The multiply gate is a little less easy to interpret. Its local gradients are the input values (except switched), and this is multiplied by the gradient on its output during the chain rule. In the example above, the gradient on x is -8.00, which is -4.00 x 2.00.
下附误差反向传播的计算过程:
对于输出层来说:(截图来自UFLDL)
Two Layer Network
这个练习中使用的网络结构是两层,中间隐层的激活函数是ReLu,最后的输出层是softmax。也就是说loss function和上图UFLDL中其实是不一样的了。
网络结构如下图:
代码如下:
import numpy as np
import matplotlib.pyplot as plt
class TwoLayerNet(object):
"""
A two-layer fully-connected neural network. The net has an input dimension of
N, a hidden layer dimension of H, and performs classification over C classes.

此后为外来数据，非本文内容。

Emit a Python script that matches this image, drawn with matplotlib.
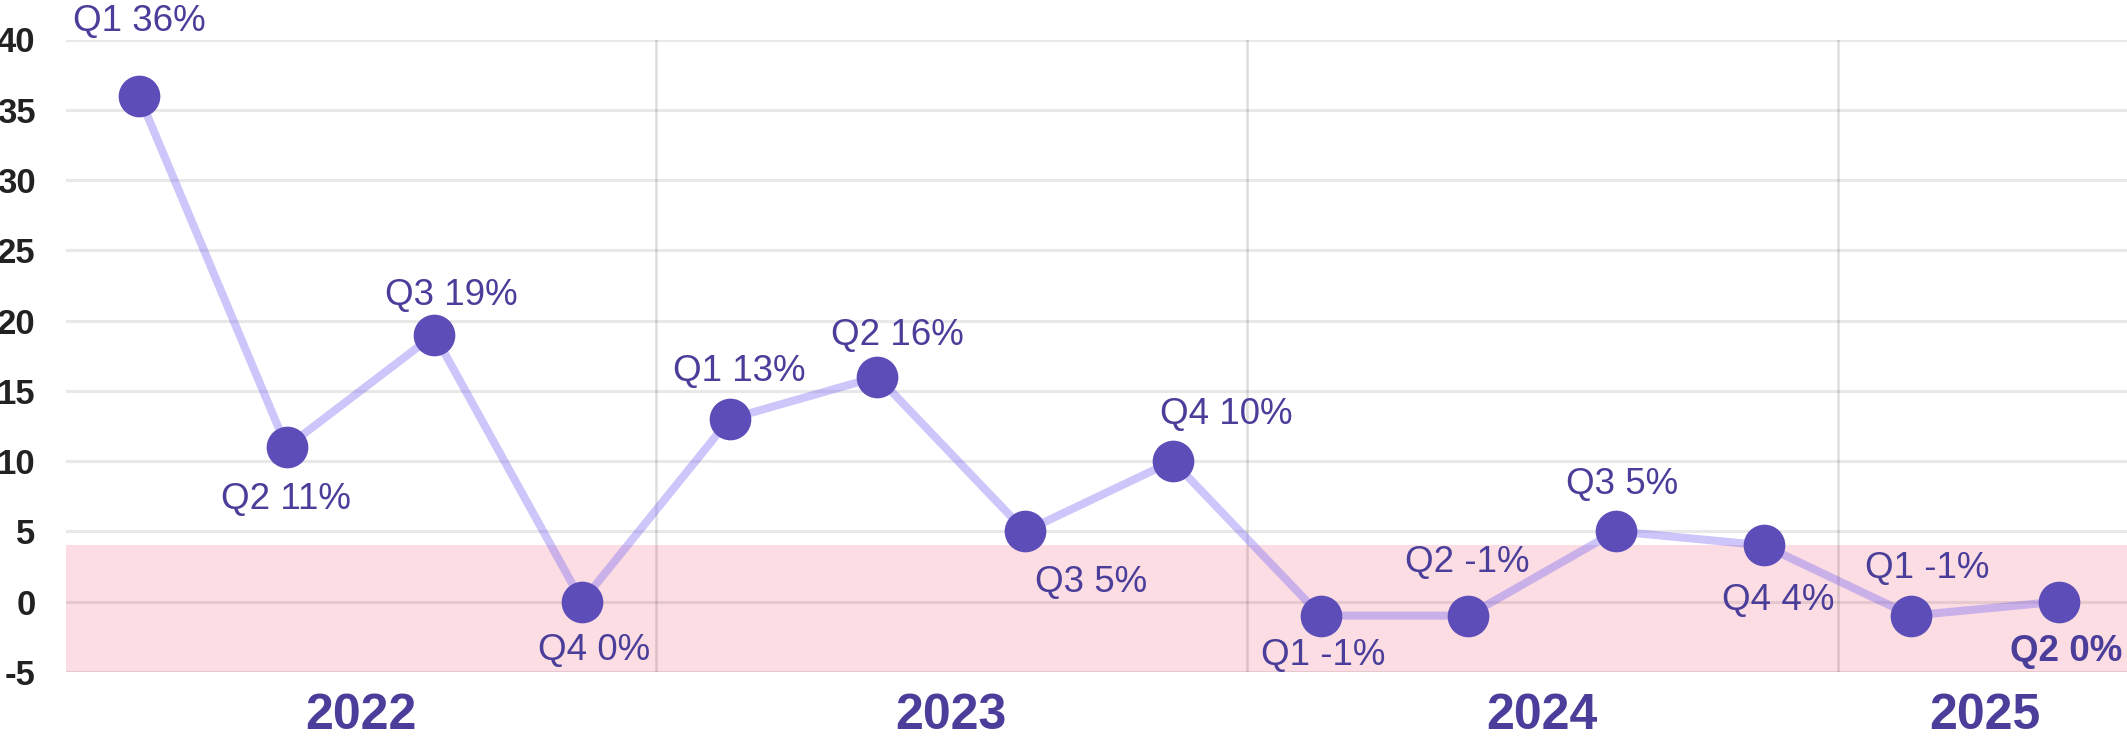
import matplotlib
matplotlib.use("Agg")
import matplotlib.pyplot as plt
from matplotlib.transforms import blended_transform_factory

# ---- data ----
quarters = ["Q1", "Q2", "Q3", "Q4", "Q1", "Q2", "Q3", "Q4",
            "Q1", "Q2", "Q3", "Q4", "Q1", "Q2"]
years = [2022, 2022, 2022, 2022, 2023, 2023, 2023, 2023,
         2024, 2024, 2024, 2024, 2025, 2025]
values = [36, 11, 19, 0, 13, 16, 5, 10, -1, -1, 5, 4, -1, 0]
band_low, band_high = -5, 4
y_ticks = [-5, 0, 5, 10, 15, 20, 25, 30, 35, 40]

# ---- label layout (pixel offsets of label centre from point) ----
label_offsets = [(0, 78), (-1, -49), (17, 43), (12, -45), (9, 51), (20, 45),
                 (66, -48), (53, 50), (3, -36), (-1, 57), (6, 50), (15, -52),
                 (16, 51), (7, -46)]

W, H, DPI = 2127, 738, 100
fig = plt.figure(figsize=(W / DPI, H / DPI), dpi=DPI)
ax = fig.add_axes([66 / W, (H - 671.8) / H, 1 - 66 / W, (671.8 - 39.5) / H])

x = list(range(len(values)))
ax.set_xlim(-0.494, 13.46)
ax.set_ylim(-5, 40)

# band
ax.axhspan(band_low, band_high, color="#fcdde3", zorder=0, lw=0)

# horizontal grid
for t in y_ticks:
    ax.axhline(t, color=(0, 0, 0, 0.09), lw=2.2, zorder=1)

# year separators
uniq_years = sorted(set(years))
for yr in uniq_years[:-1]:
    last = max(i for i, v in enumerate(years) if v == yr)
    ax.axvline(last + 0.5, color=(0, 0, 0, 0.13), lw=1.8, zorder=1)

# line and markers
ax.plot(x, values, color=(0.43, 0.36, 0.95, 0.35), lw=5.8, zorder=2,
        solid_capstyle="round")
ax.plot(x, values, linestyle="none", marker="o", markersize=29,
        color="#5c4db8", zorder=3)

fam = ["Liberation Sans", "DejaVu Sans"]
label_color = "#4a3e9a"
for i, (q, v) in enumerate(zip(quarters, values)):
    dx, dy = label_offsets[i]
    bold = (i == len(values) - 1)
    ax.annotate(f"{q} {v}%", (i, v), xytext=(dx, dy - 13),
                textcoords="offset pixels", ha="center", va="baseline",
                fontsize=26.5, color=label_color, family=fam,
                fontweight="bold" if bold else "normal", zorder=4,
                annotation_clip=False)

# y ticks
ax.set_yticks(y_ticks)
ax.set_yticklabels([str(t) for t in y_ticks], fontsize=25, fontweight="bold",
                   color="#222222", family=fam)
ax.tick_params(axis="y", length=0, pad=22)
ax.set_xticks([])

# year labels
tr = blended_transform_factory(ax.transData, fig.transFigure)
for yr in uniq_years:
    idx = [i for i, v in enumerate(years) if v == yr]
    cx = sum(idx) / len(idx)
    ax.text(cx, (H - 716) / H, str(yr), transform=tr, ha="center", va="center",
            fontsize=36, fontweight="bold", color=label_color, family=fam)

for s in ax.spines.values():
    s.set_visible(False)

fig.savefig("out.png", dpi=DPI)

We train the network with a softmax loss function and L2 regularization on the
weight matrices. The network uses a ReLU nonlinearity after the first fully
connected layer.
In other words, the network has the following architecture:
input - fully connected layer - ReLU - fully connected layer - softmax
The outputs of the second fully-connected layer are the scores for each class.
"""
def __init__(self, input_size, hidden_size, output_size, std=1e-4):
"""
Initialize the model. Weights are initialized to small random values and
biases are initialized to zero. Weights and biases are stored in the
variable self.params, which is a dictionary with the following keys:
W1: First layer weights; has shape (D, H)
b1: First layer biases; has shape (H,)
W2: Second layer weights; has shape (H, C)

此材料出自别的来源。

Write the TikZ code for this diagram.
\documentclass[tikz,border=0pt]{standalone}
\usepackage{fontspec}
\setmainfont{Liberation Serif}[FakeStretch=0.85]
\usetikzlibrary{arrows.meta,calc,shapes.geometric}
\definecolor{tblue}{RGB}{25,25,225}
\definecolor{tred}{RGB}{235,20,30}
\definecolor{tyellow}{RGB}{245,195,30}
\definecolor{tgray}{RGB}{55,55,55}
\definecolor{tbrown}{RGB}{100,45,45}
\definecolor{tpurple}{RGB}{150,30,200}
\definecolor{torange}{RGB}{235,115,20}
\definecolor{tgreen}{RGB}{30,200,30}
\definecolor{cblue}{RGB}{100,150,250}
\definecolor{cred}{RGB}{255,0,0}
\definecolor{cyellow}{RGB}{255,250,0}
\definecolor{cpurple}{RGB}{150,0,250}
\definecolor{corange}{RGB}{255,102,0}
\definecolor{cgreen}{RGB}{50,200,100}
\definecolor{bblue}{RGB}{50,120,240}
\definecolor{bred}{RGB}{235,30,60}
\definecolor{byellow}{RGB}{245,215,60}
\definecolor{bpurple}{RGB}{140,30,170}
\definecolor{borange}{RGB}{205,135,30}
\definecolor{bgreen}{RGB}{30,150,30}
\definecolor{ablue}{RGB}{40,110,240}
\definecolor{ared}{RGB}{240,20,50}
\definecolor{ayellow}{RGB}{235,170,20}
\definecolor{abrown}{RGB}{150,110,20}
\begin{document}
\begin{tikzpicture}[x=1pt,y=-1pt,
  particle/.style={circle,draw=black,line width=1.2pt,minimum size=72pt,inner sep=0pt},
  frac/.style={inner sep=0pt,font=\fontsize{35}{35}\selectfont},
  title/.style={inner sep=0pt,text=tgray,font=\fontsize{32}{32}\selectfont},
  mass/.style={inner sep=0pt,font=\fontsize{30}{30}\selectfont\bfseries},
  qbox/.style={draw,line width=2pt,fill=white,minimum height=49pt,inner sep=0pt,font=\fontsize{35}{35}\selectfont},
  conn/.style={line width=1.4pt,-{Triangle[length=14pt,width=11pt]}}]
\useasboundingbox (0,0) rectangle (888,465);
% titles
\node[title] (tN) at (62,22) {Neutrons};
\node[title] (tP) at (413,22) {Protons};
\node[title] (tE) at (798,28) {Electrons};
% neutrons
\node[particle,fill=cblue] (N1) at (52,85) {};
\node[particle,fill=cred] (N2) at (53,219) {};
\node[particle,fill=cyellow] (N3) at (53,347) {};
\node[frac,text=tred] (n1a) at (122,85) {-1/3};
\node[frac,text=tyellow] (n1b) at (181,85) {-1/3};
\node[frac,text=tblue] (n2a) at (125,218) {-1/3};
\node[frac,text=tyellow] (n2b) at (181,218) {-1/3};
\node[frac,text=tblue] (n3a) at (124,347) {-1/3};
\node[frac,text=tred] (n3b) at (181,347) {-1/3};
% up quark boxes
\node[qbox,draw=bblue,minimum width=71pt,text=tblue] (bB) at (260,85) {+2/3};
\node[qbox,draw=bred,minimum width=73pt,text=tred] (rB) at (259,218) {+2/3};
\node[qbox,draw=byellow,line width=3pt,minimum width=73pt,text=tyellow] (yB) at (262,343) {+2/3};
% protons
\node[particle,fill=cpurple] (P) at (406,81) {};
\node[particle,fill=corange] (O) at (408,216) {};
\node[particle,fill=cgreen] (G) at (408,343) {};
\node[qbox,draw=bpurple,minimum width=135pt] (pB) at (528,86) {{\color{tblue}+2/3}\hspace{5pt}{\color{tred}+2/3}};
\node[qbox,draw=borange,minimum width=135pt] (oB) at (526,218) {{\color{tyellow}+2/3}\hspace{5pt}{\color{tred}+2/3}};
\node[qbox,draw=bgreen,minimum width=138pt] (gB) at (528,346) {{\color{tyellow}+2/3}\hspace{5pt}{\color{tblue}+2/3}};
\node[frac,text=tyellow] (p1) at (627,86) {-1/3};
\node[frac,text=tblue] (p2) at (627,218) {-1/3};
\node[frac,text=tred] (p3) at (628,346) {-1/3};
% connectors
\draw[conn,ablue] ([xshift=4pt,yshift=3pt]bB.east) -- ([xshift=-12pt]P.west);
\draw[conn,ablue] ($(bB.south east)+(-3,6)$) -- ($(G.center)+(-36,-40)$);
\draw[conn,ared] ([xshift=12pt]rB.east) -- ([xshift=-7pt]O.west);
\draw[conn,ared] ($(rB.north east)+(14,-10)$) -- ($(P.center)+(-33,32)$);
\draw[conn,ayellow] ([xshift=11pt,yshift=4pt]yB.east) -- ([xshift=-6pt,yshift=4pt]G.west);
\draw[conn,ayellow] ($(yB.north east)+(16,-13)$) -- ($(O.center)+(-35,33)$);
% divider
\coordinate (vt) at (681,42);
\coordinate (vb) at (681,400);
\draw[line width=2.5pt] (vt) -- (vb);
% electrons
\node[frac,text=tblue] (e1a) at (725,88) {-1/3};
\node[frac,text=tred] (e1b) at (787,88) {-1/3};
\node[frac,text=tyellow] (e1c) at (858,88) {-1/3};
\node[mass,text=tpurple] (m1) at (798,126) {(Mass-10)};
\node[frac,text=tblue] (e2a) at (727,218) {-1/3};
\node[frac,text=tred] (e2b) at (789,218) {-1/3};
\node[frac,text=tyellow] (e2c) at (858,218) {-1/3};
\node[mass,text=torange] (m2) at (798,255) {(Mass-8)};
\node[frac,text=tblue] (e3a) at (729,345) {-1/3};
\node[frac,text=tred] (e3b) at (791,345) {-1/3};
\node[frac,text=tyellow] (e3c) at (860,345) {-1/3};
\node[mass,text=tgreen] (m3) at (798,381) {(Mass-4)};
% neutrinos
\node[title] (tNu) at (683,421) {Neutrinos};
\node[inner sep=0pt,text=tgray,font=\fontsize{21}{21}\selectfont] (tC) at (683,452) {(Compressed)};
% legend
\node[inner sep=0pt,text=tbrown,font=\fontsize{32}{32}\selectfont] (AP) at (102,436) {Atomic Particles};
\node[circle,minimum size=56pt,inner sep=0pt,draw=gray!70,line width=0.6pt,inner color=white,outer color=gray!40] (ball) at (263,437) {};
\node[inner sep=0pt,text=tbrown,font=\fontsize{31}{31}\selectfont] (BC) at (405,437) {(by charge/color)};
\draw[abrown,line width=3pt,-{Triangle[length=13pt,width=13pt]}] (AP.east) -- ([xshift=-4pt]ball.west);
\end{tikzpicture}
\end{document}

b2: Second layer biases; has shape (C,)
Inputs:
- input_size: The dimension D of the input data.
- hidden_size: The number of neurons H in the hidden layer.

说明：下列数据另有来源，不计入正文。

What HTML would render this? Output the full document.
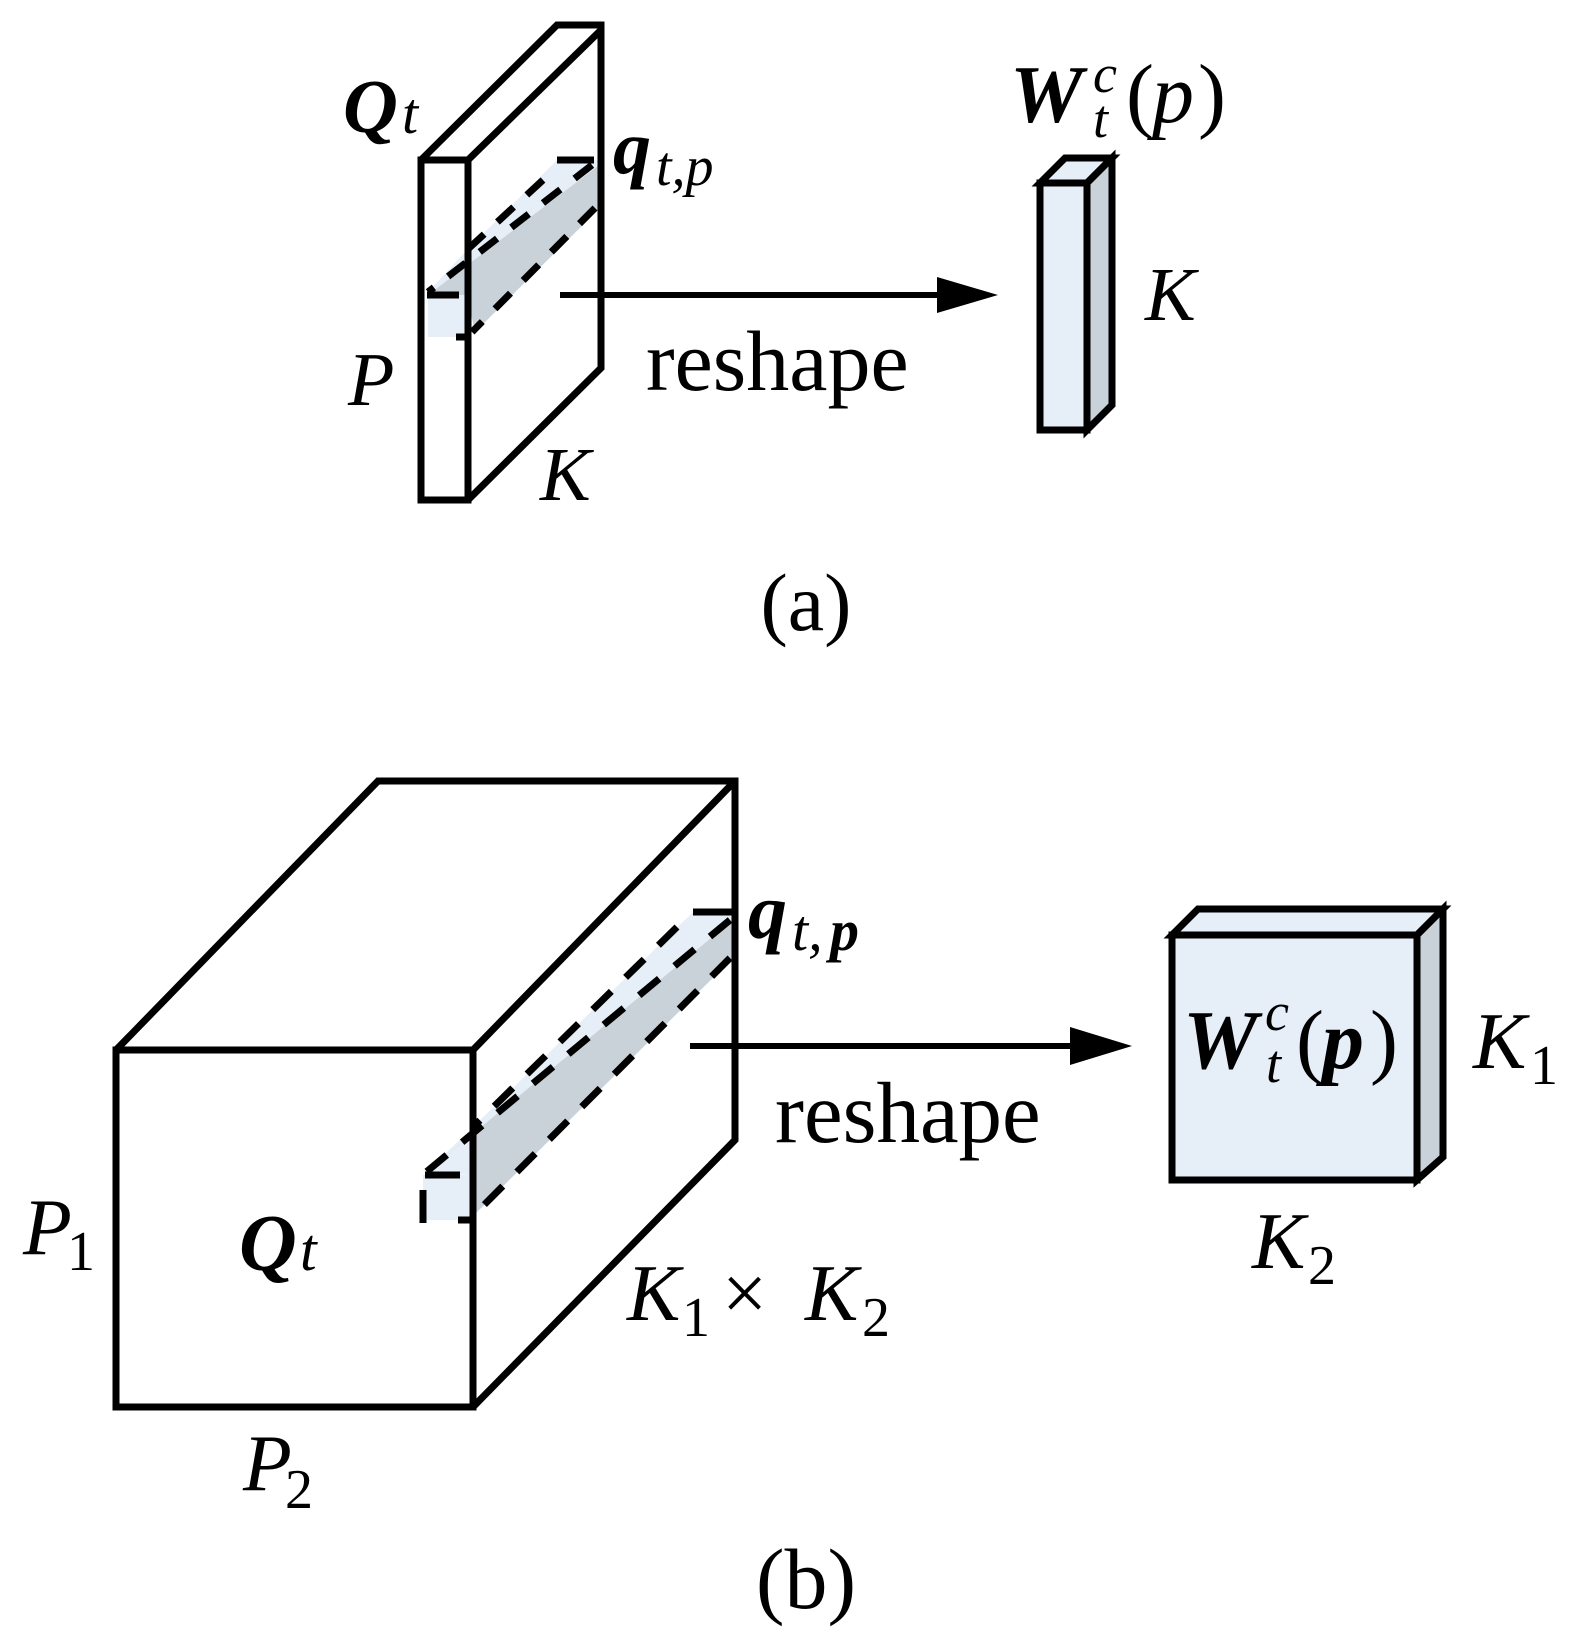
<!DOCTYPE html>
<html><head><meta charset="utf-8"><style>
html,body{margin:0;padding:0;background:#fff;}
svg{display:block;}
text{font-family:"Liberation Serif",serif;fill:#000;}
</style></head><body>
<svg width="1581" height="1641" viewBox="0 0 1581 1641" xmlns="http://www.w3.org/2000/svg">

<!-- ===== Panel (a) ===== -->
<polygon points="557,160 598,160 428,292 467,250" fill="#e6eef7"/>
<polygon points="598,163 598,210 475,332 468,300 428,292" fill="#c9d1d9"/>
<polygon points="598,160 598,166 428,295 428,292" fill="#e6eef7"/>
<rect x="428" y="295" width="38" height="42" fill="#e6eef7"/>
<g fill="none" stroke="#000" stroke-width="7" stroke-linejoin="miter">
  <polygon points="421,160 468,160 468,500 421,500"/>
  <polyline points="421,160 557,25 601,25 601,368 468,500"/>
  <line x1="468" y1="160" x2="601" y2="30"/>
</g>
<g fill="none" stroke="#000" stroke-width="7" stroke-dasharray="22,18">
  <line x1="543" y1="180" x2="467" y2="250"/>
  <line x1="592" y1="165" x2="428" y2="292"/>
  <line x1="595" y1="208" x2="472" y2="332"/>
</g>
<g stroke="#000" stroke-width="7">
  <line x1="557" y1="160" x2="594" y2="160"/>
  <line x1="427" y1="295" x2="459" y2="295"/>
  <line x1="456" y1="337" x2="470" y2="337"/>
</g>
<line x1="560" y1="295" x2="940" y2="295" stroke="#000" stroke-width="6"/>
<polygon points="937,277 998,295 937,313" fill="#000"/>
<polygon points="1040,183 1065,158 1112,158 1087,183" fill="#e6eef7" stroke="#000" stroke-width="7"/>
<polygon points="1087,183 1112,158 1112,405 1087,430" fill="#c9d1d9" stroke="#000" stroke-width="7"/>
<rect x="1040" y="183" width="47" height="247" fill="#e6eef7" stroke="#000" stroke-width="7"/>

<text x="343" y="132" font-size="76" font-weight="bold" font-style="italic">Q</text>
<text x="402" y="133" font-size="58" font-style="italic">t</text>
<text x="613" y="173" font-size="76" font-weight="bold" font-style="italic">q</text>
<text x="656" y="185" font-size="56" font-style="italic">t,p</text>
<text x="348" y="405" font-size="76" font-style="italic">P</text>
<text x="540" y="500" font-size="76" font-style="italic">K</text>
<text x="646" y="390" font-size="86">reshape</text>
<text x="1010" y="122" font-size="82" font-weight="bold" font-style="italic">W</text>
<text x="1093" y="92" font-size="54" font-style="italic">c</text>
<text x="1093" y="137" font-size="54" font-style="italic">t</text>
<text x="1126" y="122" font-size="84">(</text>
<text x="1152" y="122" font-size="84" font-style="italic">p</text>
<text x="1198" y="122" font-size="84">)</text>
<text x="1145" y="320" font-size="76" font-style="italic">K</text>
<text x="806" y="630" font-size="82" text-anchor="middle">(a)</text>

<!-- ===== Panel (b) ===== -->
<polygon points="693,912 733,912 733,920 425,1173 473,1127" fill="#e6eef7"/>
<polygon points="733,920 733,958 472,1217 472,1135 425,1173" fill="#c9d1d9"/>
<polygon points="425,1173 472,1135 472,1175" fill="#e6eef7"/>
<rect x="423" y="1175" width="49" height="45" fill="#e6eef7"/>
<g fill="none" stroke="#000" stroke-width="7">
  <rect x="116" y="1050" width="357" height="357"/>
  <polyline points="116,1050 378,781 735,781 735,1140 473,1407"/>
  <line x1="473" y1="1050" x2="735" y2="781"/>
</g>
<g fill="none" stroke="#000" stroke-width="7" stroke-dasharray="26,20">
  <line x1="677" y1="927" x2="473" y2="1127"/>
  <line x1="730" y1="920" x2="425" y2="1173"/>
  <line x1="730" y1="958" x2="472" y2="1217"/>
</g>
<g stroke="#000" stroke-width="7">
  <line x1="693" y1="912" x2="733" y2="912"/>
  <line x1="425" y1="1175" x2="460" y2="1175"/>
  <line x1="423" y1="1190" x2="423" y2="1223"/>
  <line x1="458" y1="1220" x2="473" y2="1220"/>
</g>
<line x1="690" y1="1046" x2="1075" y2="1046" stroke="#000" stroke-width="6"/>
<polygon points="1070,1027 1132,1046 1070,1065" fill="#000"/>
<polygon points="1172,935 1198,909 1443,909 1417,935" fill="#e6eef7" stroke="#000" stroke-width="7"/>
<polygon points="1417,935 1443,909 1443,1157 1417,1180" fill="#c9d1d9" stroke="#000" stroke-width="7"/>
<rect x="1172" y="935" width="245" height="245" fill="#e6eef7" stroke="#000" stroke-width="7"/>

<text x="23" y="1254" font-size="80" font-style="italic">P</text>
<text x="67" y="1270" font-size="56">1</text>
<text x="239" y="1270" font-size="80" font-weight="bold" font-style="italic">Q</text>
<text x="300" y="1270" font-size="60" font-style="italic">t</text>
<text x="748" y="938" font-size="78" font-weight="bold" font-style="italic">q</text>
<text x="792" y="950" font-size="58" font-style="italic">t,</text>
<text x="830" y="950" font-size="58" font-weight="bold" font-style="italic">p</text>
<text x="775" y="1142" font-size="87">reshape</text>
<text x="627" y="1320" font-size="80" font-style="italic">K</text>
<text x="682" y="1336" font-size="56">1</text>
<text x="722" y="1320" font-size="80">×</text>
<text x="805" y="1320" font-size="80" font-style="italic">K</text>
<text x="862" y="1336" font-size="56">2</text>
<text x="243" y="1490" font-size="80" font-style="italic">P</text>
<text x="285" y="1508" font-size="56">2</text>
<text x="1183" y="1068" font-size="84" font-weight="bold" font-style="italic">W</text>
<text x="1265" y="1030" font-size="54" font-style="italic">c</text>
<text x="1266" y="1082" font-size="54" font-style="italic">t</text>
<text x="1296" y="1068" font-size="84">(</text>
<text x="1322" y="1068" font-size="84" font-weight="bold" font-style="italic">p</text>
<text x="1370" y="1068" font-size="84">)</text>
<text x="1473" y="1068" font-size="80" font-style="italic">K</text>
<text x="1530" y="1084" font-size="56">1</text>
<text x="1252" y="1268" font-size="80" font-style="italic">K</text>
<text x="1308" y="1284" font-size="56">2</text>
<text x="806" y="1608" font-size="86" text-anchor="middle">(b)</text>
</svg>
</body></html>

- output_size: The number of classes C.
"""
self.params = {}
self.params['W1'] = std * np.random.randn(input_size, hidden_size)
self.params['b1'] = np.zeros(hidden_size)
self.params['W2'] = std * np.random.randn(hidden_size, output_size)
self.params['b2'] = np.zeros(output_size)
def loss(self, X, y=None, reg=0.0):
"""
Compute the loss and gradients for a two layer fully connected neural
network.
Inputs:
- X: Input data of shape (N, D). Each X[i] is a training sample.
- y: Vector of training labels. y[i] is the label for X[i], and each y[i] is
an integer in the range 0 <= y[i] < C. This parameter is optional; if it
is not passed then we only return scores, and if it is passed then we
instead return the loss and gradients.
- reg: Regularization strength.
Returns:
If y is None, return a matrix scores of shape (N, C) where scores[i, c] is
the score for class c on input X[i].
If y is not None, instead return a tuple of:
- loss: Loss (data loss and regularization loss) for this batch of training
samples.
- grads: Dictionary mapping parameter names to gradients of those parameters
with respect to the loss function; has the same keys as self.params.
"""
# Unpack variables from the params dictionary
W1, b1 = self.params['W1'], self.params['b1']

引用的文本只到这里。